Operasi Berkerangka Outward Looking

All hands,
Domain maritim senantiasa menyediakan ruang ---bahkan memaksa--- siapapun penggunanya untuk berpikir outward looking. Oleh karena itu, tidak heran bila sejak zaman dahulu masyarakat yang tinggal di wilayah pantai lebih banyak berinteraksi dengan masyarakat dan budaya lain dari seberang lautan. Situasi demikian melahirkan pula sejumlah ciri masyarakat pantai, di antaranya berpikir outward looking dan menganut budaya egaliter dibandingkan masyarakat yang tinggal di pedalaman.
Indonesia hidup di suatu kawasan dunia yang mayoritas didominasi oleh laut. Kondisi itu berkonsekuensi pada munculnya kewajiban Indonesia untuk turut menjaga stabilitas kawasan melalui penjagaan wilayah lautnya. Sebab seperti diketahui bersama, laut adalah urat nadi globalisasi sejak era dahulu kala. Hal ini hendaknya dipahami dengan benar oleh pihak-pihak terkait di Indonesia, sebab apa yang terjadi di perairan Indonesia akan berdampak pula terhadap stabilitas kawasan.
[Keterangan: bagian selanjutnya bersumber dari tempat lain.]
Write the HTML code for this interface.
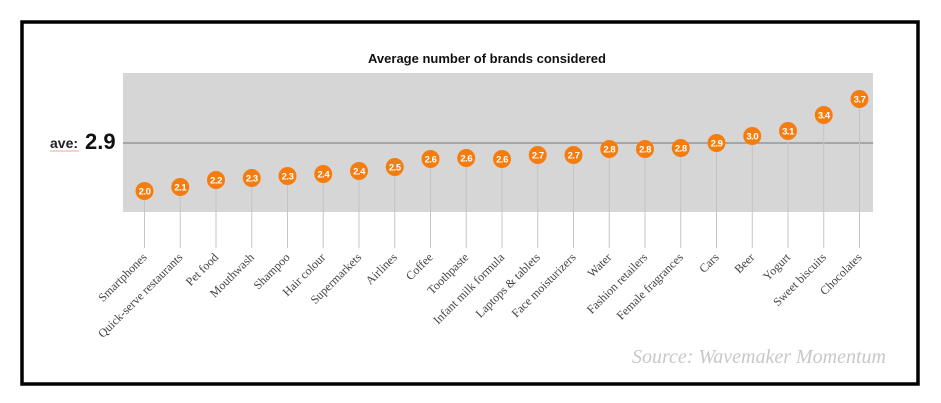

Dikaitkan dengan operasi yang selama ini digelar oleh militer Indonesia, ke depan paradigma operasi yang berkerangka outward looking harus dikembangkan. Sebab Angkatan Laut negeri ini harus berada dalam kerangka tersebut dan tidak bisa "mengasingkan diri". Kenapa operasi berkerangka outward looking harus dikembangkan? Jawabannya tak bukan karena ketidakmampuan Angkatan Laut menciptakan rasa aman di laut akan mengundang campur tangan pihak lain yang merasa dirinya lebih superior.
Campur tangan tersebut oleh Indonesia pasti akan dipersepsikan sebagai invasi atau minimal turut campur masalah dalam negeri. Di sinilah pentingnya militer Indonesia ---bukan saja Angkatan Laut--- untuk berpikir operasi dalam kerangka yang lebih luas yaitu outward looking. Indonesia yang berbatasan langsung di laut dengan 10 negara, memiliki tiga ALKI, mempunyai empat chokepoints, jelas nilai politiknya jauh lebih tinggi daripada sekedar tiga perbatasan darat.